### Dataset section ###

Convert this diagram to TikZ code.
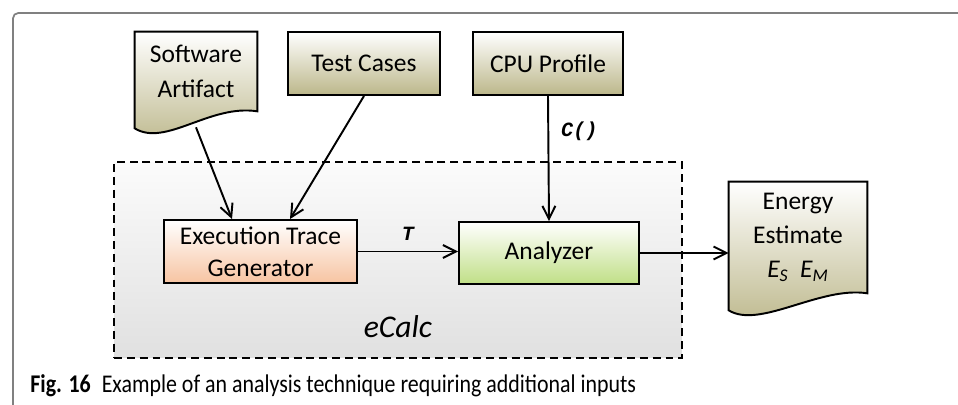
\documentclass[tikz,border=0pt]{standalone}
\usepackage{fontspec}
\setmainfont{Carlito}
\newfontfamily\codefont{Liberation Mono}
\usetikzlibrary{arrows.meta,backgrounds,calc}

\definecolor{docolive}{RGB}{188,183,138}
\definecolor{genpeach}{RGB}{247,196,162}
\definecolor{angreen}{RGB}{192,223,134}
\definecolor{framegray}{RGB}{128,128,128}

% document symbol with a wavy lower edge, drawn round a named node
\newcommand{\docoutline}[1]{%
  \shade[top color=white, bottom color=docolive, draw=black, line width=1.1pt]
    (#1.north west) -- (#1.north east) -- (#1.south east)
    .. controls ([xshift=-0.95cm,yshift=0.15cm]#1.south east)
    and ([xshift=0.62cm,yshift=-0.72cm]#1.south west)
    .. ([yshift=-0.34cm]#1.south west) -- cycle;}

\begin{document}
\begin{tikzpicture}[x=0.02cm, y=-0.02cm,
        box/.style={rectangle, draw, line width=1.1pt, align=center, font=\fontsize{14.5}{18}\selectfont},
        srcbox/.style={box, top color=white, bottom color=docolive},
        docbox/.style={rectangle, align=center, inner sep=0pt, font=\fontsize{14.5}{18}\selectfont},
        container/.style={rectangle, draw, line width=1.1pt, dash pattern=on 4.5pt off 2.8pt,
            top color=gray!3, bottom color=gray!24, minimum width=11.36cm, minimum height=3.92cm},
        flow/.style={-{Straight Barb[length=0.26cm, width=0.26cm]}, line width=1.1pt},
        varlabel/.style={font=\codefont\bfseries\itshape\fontsize{11.5}{13}\selectfont, inner sep=0pt},
    ]
    \useasboundingbox (0,0) rectangle (958,405);
    \draw[framegray, line width=1pt, rounded corners=3pt] (13,405) -- (13,13) -- (958,13);

    % eCalc
    \node[container] (ecalc) at (398,260) {};
    \node[font=\itshape\fontsize{18}{21}\selectfont] (ecalclabel) at (398,327) {eCalc};

    % inputs
    \node[docbox, minimum width=2.44cm, minimum height=1.58cm] (artifact) at (196,71.5) {Software\\[2.2pt]Artifact};
    \node[srcbox, minimum width=3.04cm, minimum height=1.26cm] (cases) at (364,63.5) {Test Cases};
    \node[srcbox, minimum width=3.0cm, minimum height=1.26cm] (cpu) at (548,63.5) {CPU Profile};

    % inside eCalc
    \node[box, top color=white, bottom color=genpeach, minimum width=3.86cm, minimum height=1.26cm] (tracegen) at (260.5,251.5) {Execution Trace\\Generator};
    \node[box, top color=white, bottom color=angreen, minimum width=3.6cm, minimum height=1.24cm] (analyzer) at (549,253) {Analyzer};

    % output
    \node[docbox, minimum width=2.76cm, minimum height=2.22cm] (energy) at (798,237.5) {Energy\\[1.5pt]Estimate\\[1.5pt]\textit{E\textsubscript{S}~~E\textsubscript{M}}};

    \begin{pgfonlayer}{background}
        \docoutline{artifact}
        \docoutline{energy}
    \end{pgfonlayer}

    \draw[flow] ([yshift=-0.32cm]artifact.south) -- ([xshift=-0.57cm]tracegen.north);
    \draw[flow] (cases.south) -- ([xshift=0.59cm]tracegen.north);
    \draw[flow] (cpu.south) -- node[varlabel, pos=0.28, anchor=west, xshift=0.24cm] {C()} (analyzer.north);
    \draw[flow] (tracegen.east) -- node[varlabel, above=0.2cm] {T} (tracegen.east -| analyzer.west);
    \draw[flow] (analyzer.east) -- (analyzer.east -| energy.west);

    \node[anchor=base west, inner sep=0pt, font=\fontsize{14.5}{17}\selectfont] (caption) at (30,393)
        {\scalebox{0.86}[1]{\textbf{Fig. 16}\hspace{0.5em}Example of an analysis technique requiring additional inputs}};
\end{tikzpicture}
\end{document}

###

§ **Directions for this task**
Restate the whole listing above exactly, except for its images.

§ **Solved exercise**
Convert this diagram to TikZ code.
\documentclass[tikz,border=0pt]{standalone}
\usepackage{fontspec}
\setmainfont{Carlito}
\newfontfamily\codefont{Liberation Mono}
\usetikzlibrary{arrows.meta,backgrounds,calc}

\definecolor{docolive}{RGB}{188,183,138}
\definecolor{genpeach}{RGB}{247,196,162}
\definecolor{angreen}{RGB}{192,223,134}
\definecolor{framegray}{RGB}{128,128,128}

% document symbol with a wavy lower edge, drawn round a named node
\newcommand{\docoutline}[1]{%
  \shade[top color=white, bottom color=docolive, draw=black, line width=1.1pt]
    (#1.north west) -- (#1.north east) -- (#1.south east)
    .. controls ([xshift=-0.95cm,yshift=0.15cm]#1.south east)
    and ([xshift=0.62cm,yshift=-0.72cm]#1.south west)
    .. ([yshift=-0.34cm]#1.south west) -- cycle;}

\begin{document}
\begin{tikzpicture}[x=0.02cm, y=-0.02cm,
        box/.style={rectangle, draw, line width=1.1pt, align=center, font=\fontsize{14.5}{18}\selectfont},
        srcbox/.style={box, top color=white, bottom color=docolive},
        docbox/.style={rectangle, align=center, inner sep=0pt, font=\fontsize{14.5}{18}\selectfont},
        container/.style={rectangle, draw, line width=1.1pt, dash pattern=on 4.5pt off 2.8pt,
            top color=gray!3, bottom color=gray!24, minimum width=11.36cm, minimum height=3.92cm},
        flow/.style={-{Straight Barb[length=0.26cm, width=0.26cm]}, line width=1.1pt},
        varlabel/.style={font=\codefont\bfseries\itshape\fontsize{11.5}{13}\selectfont, inner sep=0pt},
    ]
    \useasboundingbox (0,0) rectangle (958,405);
    \draw[framegray, line width=1pt, rounded corners=3pt] (13,405) -- (13,13) -- (958,13);

    % eCalc
    \node[container] (ecalc) at (398,260) {};
    \node[font=\itshape\fontsize{18}{21}\selectfont] (ecalclabel) at (398,327) {eCalc};

    % inputs
    \node[docbox, minimum width=2.44cm, minimum height=1.58cm] (artifact) at (196,71.5) {Software\\[2.2pt]Artifact};
    \node[srcbox, minimum width=3.04cm, minimum height=1.26cm] (cases) at (364,63.5) {Test Cases};
    \node[srcbox, minimum width=3.0cm, minimum height=1.26cm] (cpu) at (548,63.5) {CPU Profile};

    % inside eCalc
    \node[box, top color=white, bottom color=genpeach, minimum width=3.86cm, minimum height=1.26cm] (tracegen) at (260.5,251.5) {Execution Trace\\Generator};
    \node[box, top color=white, bottom color=angreen, minimum width=3.6cm, minimum height=1.24cm] (analyzer) at (549,253) {Analyzer};

    % output
    \node[docbox, minimum width=2.76cm, minimum height=2.22cm] (energy) at (798,237.5) {Energy\\[1.5pt]Estimate\\[1.5pt]\textit{E\textsubscript{S}~~E\textsubscript{M}}};

    \begin{pgfonlayer}{background}
        \docoutline{artifact}
        \docoutline{energy}
    \end{pgfonlayer}

    \draw[flow] ([yshift=-0.32cm]artifact.south) -- ([xshift=-0.57cm]tracegen.north);
    \draw[flow] (cases.south) -- ([xshift=0.59cm]tracegen.north);
    \draw[flow] (cpu.south) -- node[varlabel, pos=0.28, anchor=west, xshift=0.24cm] {C()} (analyzer.north);
    \draw[flow] (tracegen.east) -- node[varlabel, above=0.2cm] {T} (tracegen.east -| analyzer.west);
    \draw[flow] (analyzer.east) -- (analyzer.east -| energy.west);

    \node[anchor=base west, inner sep=0pt, font=\fontsize{14.5}{17}\selectfont] (caption) at (30,393)
        {\scalebox{0.86}[1]{\textbf{Fig. 16}\hspace{0.5em}Example of an analysis technique requiring additional inputs}};
\end{tikzpicture}
\end{document}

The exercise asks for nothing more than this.